Closed smrgeoinfo closed 2 years ago

smrgeoinfo commented 3 years ago

"HTML is not a known valid target type for the description property." at line 21

"description": {
    "@type": "HTML",
    "@value": "<p>"Winter ecology of larval krill: quantifying their interaction with the pack ice 
 ...   target="_blank"><em>(from cruise report LMG0205)</em></a></p>"
  },

description is expected to be text. I don't think there's any way to embed html in schema.org values?

jaygray0919 commented 3 years ago

target @Property/@WebPage/description

smrgeoinfo commented 3 years ago

@jaygray0919 ???? what???

jaygray0919 commented 3 years ago

sorry; should have been more expressive. For a given @Type (e.g. @CreativeWork) use about/@WebPage and decorate your HTML content there. If your parent @Type is not @CreativeWork use mainEntityOfPage/@CreativeWork (i.e. @WebPage) ....
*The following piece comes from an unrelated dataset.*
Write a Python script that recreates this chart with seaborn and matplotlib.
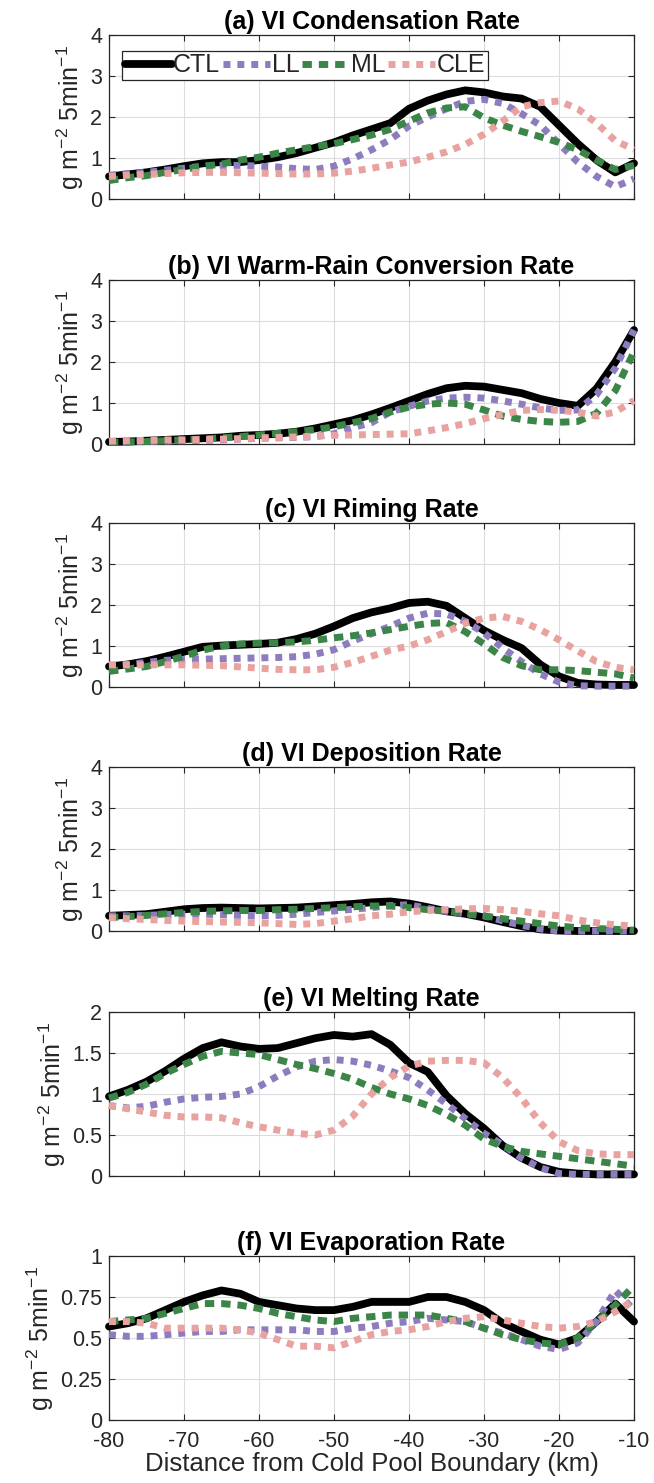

smrgeoinfo commented 3 years ago

about property definition: "The subject matter of the content" In our science context, we're the subject is a schema:Dataset, so we'd have a triple 'Dataset' 'about' 'some CreativeWork' I think the intention here is closer to schema:subjectOf "A CreativeWork or Event about this Thing", with a triple that is like 'Dataset' 'subjectOf' 'CreativeWork', where 'CreativeWork' describes the dataset in some fashion. I can't find any subclasses of creative work that have properties whose value is 'html', so this would have to be a link to the resource that actually contains the html encoded content.

That said, I think the issue here is including html formatted text as a text value for a schema.org property, schema:description in this case. In the example above, the @value is just a text string so "description": "<p>"Winter ecology of larval krill: qu.....ack ice ... target="_blank"><em>(from ... LMG0205)</em></a></p>" would be valid. The problem is how to tell clients to interpret this as html and present the formatted result.

Suggestion: "description": "<p>"Winter ecology of larval krill: qu.....ack ice ... target="_blank"><em>(from ... LMG0205)</em></a></p>"^^rdf:HTML

Use RDF data type on the string value to indicate that its HTML. Note the string content still has to be properly escaped or JSON parsers will gag on it.

ashepherd commented 3 years ago

The HTML datatype is defined in the schema.org context at: https://schema.org/docs/jsonldcontext.json as the RDF datatype for HTML text.
Screen Shot 2021-02-17 at 11 51 04 AM

smrgeoinfo commented 3 years ago

@ashepherd so you think we can ignore the error from the google validation tool? I'm wondering how many clients would not successfully parse the

"description": {
    "@type": "HTML",
    "@value": "<p....."
}

construct?

smrgeoinfo commented 3 years ago

OOPs, JSON-LD doesn't work with ^^rdf:HTML data type declarations, that's a Turtle construct. Oh well.

ashepherd commented 3 years ago

IMO, I think we can safely ignore Google's validation tool in this case. I thought it was a useful exercise to demonstrate how if all you had was an HTML description of something, how you'd do it. But I don't feel strongly that it must remain.

fils commented 3 years ago

I agree we can ignore the tool on this part. However, I do think this example should remain. Though perhaps with guidance as to the implications of doing so.

While I believe it would be best if people can use plain text for the descriptions, many will use HTML markup since it is what they have. It may be coming from a CMS or other sources and is the best description they have and they not wish (for their uses) to or be able to parse the HTML from the strings when making the JSON-LD record.

It does impose some issues I have encountered with down stream uses where things need to be cleaned up for NLP or issues with expressing the data into the HTML DOM via web components or plain JS. Those are important though. I'll try and add some examples of how I've dealt with this content to this issue when I get the time.

datadavev commented 3 years ago

This snippet gets no errors in the Google tool:

{
  "@context":"https://schema.org/",
  "@type":"Dataset",
  "name":"test",
  "description": "This is a description of the test. Here's some more words to make it long enough."
}

This is exactly the same content expressed in expanded form:

[
  {
    "@type": [
      "http://schema.org/Dataset"
    ],
    "http://schema.org/description": [
      {
        "@value": "This is a description of the test. Here's some more words to make it long enough."
      }
    ],
    "http://schema.org/name": [
      {
        "@value": "test"
      }
    ]
  }
]

It fails the Google tool. Hence, my impression is that tool is not really useful for general validation purposes.

mbjones commented 2 years ago

I'm closing this issue as there seem to be no outstanding items, and we have addressed validation through other tickets, and settled the issues. If a specific issue is still outstanding, please feel free to reopen it with a description of what we need to handle.